AGENDA CULTURAL

21.8.12

Parábolas libertárias de Hermann Hesse

 Revista da Cultura -  agosto de 2012
Os aparelhos de rádio que, em 1968, sintonizavam as notícias da guerra do Vietnã também faziam ecoar um dos hinos daquele tempo: Born to Be Wild, como clamava o vocalista da banda Steppenwolf, uma referência ao célebre romance de Hermann Hesse, O lobo da estepe. Morto em 9 de agosto de 1962 – portanto, há exatos 50 anos –, o escritor alemão não chegou a ouvir o famoso riff de guitarra eternizado pelo filme Easy Rider. Mas a mensagem “nascido para ser selvagem” certamente o teria deleitado, já que este mesmo espírito rebelde e libertário se faz presente em toda a vasta obra que deixou – motivo pelo qual se tornou a principal influência da contracultura que agitou os anos 1960.

Foi nesta época que o escritor e crítico literário José Castello descobriu seus livros. “Comecei a ler o Hesse aos 15 anos. Demian, Sidarta e O lobo da estepe eram livros obrigatórios para minha geração, desestabilizaram nossa visão de mundo e nos abriram novos caminhos”, conta o vencedor do Prêmio Jabuti de 2011. Segundo ele, Hesse é um autor para quem a vida está impregnada de magia. “Não da magia tola que define a literatura ‘gótica’, mas de uma magia que se revela naquilo que nos parece mais banal. Trata-se de alguém que vê a literatura como um instrumento de iluminação, que tem uma utilidade: levar o autor a se aproximar de si mesmo”, resume Castello.

Nascido em 2 de julho de 1877 na cidadezinha de Calw, no coração da Floresta Negra, na Alemanha, Hesse viveu em uma família burguesa na qual confluíam o pietismo europeu, a ética da tradição protestante e o hinduísmo – seu avô era um indólogo renomado. Sem atuação política direta, a burguesia alemã do século 19 cultivava uma vida interior dedicada à leitura e ao estudo de idiomas. Mas ele não soube lidar com o excesso de normas e expectativas – sociais, familiares, religiosas –, tornando-se um garoto problema desde a tenra infância. Sua temporada no mosteiro luterano de Maulbronn, onde estudaria teologia, durou poucos meses: aos 14 anos, Hesse fugiu do seminário e, no auge de uma crise de adolescência, foi levado a um praticante de exorcismo para “aplacar seu espírito alterado”. Ninguém poderia antever que o garotinho endiabrado seria um dos maiores pacifistas do século 20. Em carta enviada aos pais, ele confessa que, desde os 13 anos, tinha apenas uma certeza: seria poeta ou não seria nada. “Existe escola para tudo, menos para ser escritor”, dizia, deixando clara sua escolha pelo caminho da liberdade total – a literatura.
No turbilhão da Primeira Guerra Mundial, viveu outra de suas crises e foi submetido a sessões de psicologia analítica com um discípulo de Carl Jung. Do método rico em símbolos e mitos, derivou o romance Demian, que se transformou na bíblia da juventude europeia do pós-guerra. 
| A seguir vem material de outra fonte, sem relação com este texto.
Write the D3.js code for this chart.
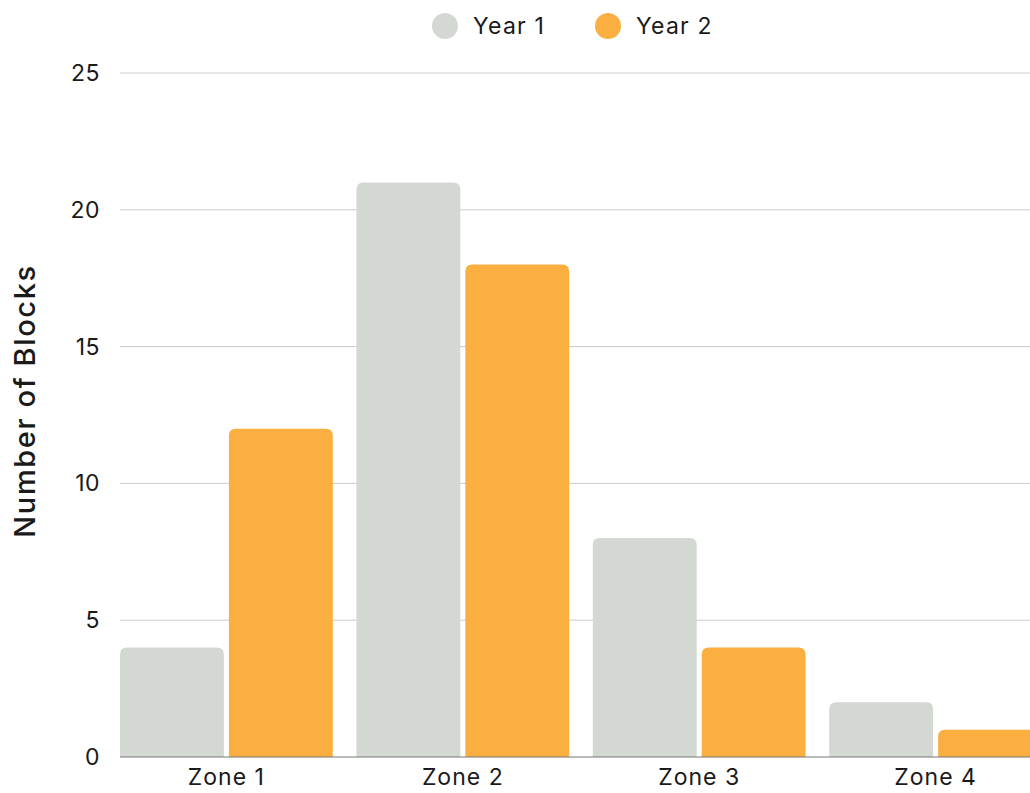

Hesse tinha enviado os originais ao editor sob o pseudônimo de Emil Sinclair, explicando se tratar de um jovem escritor muito doente – de fato, as primeiras edições traziam a assinatura de Sinclair. Hoje, a justificava do autor seria considerada uma bela estratégia de marketing: aos 40 anos de idade, sendo um dos autores mais conhecidos da Europa, seu desejo era de que aquele fosse um romance para jovens e, por isso, escrito por um deles. A mensagem do livro estabeleceu uma comunicação tão profunda com seus leitores que até hoje ele é festejado por esse público. 

"A adolescência era um tema ainda incipiente na época, presente apenas em Musil, Kafka e Hesse. Hoje, há uma valorização da juventude, mas ela já estava prenunciada ali”, explica o doutor em Letras e tradutor de alemão Paulo Soethe, presidente da Associação Latino-Americana de Estudos Germanísticos. Ele lembra que suas primeiras obras eram narrativas sobre meninos em fase escolar e se encaixam perfeitamente no que os alemães chamam de Erziehungsroman ou romances de educação. “Hermann Hesse é um autor que parece estar sempre contando a mesma história: a de um jovem que rompe com o peso da tradição consolidada e opressora para buscar seus próprios caminhos”, avalia Soethe, que fez pós-doutorado na Universidade de Tübingen, na qual Hesse foi aprendiz de livreiro, entre 1895 e 1898.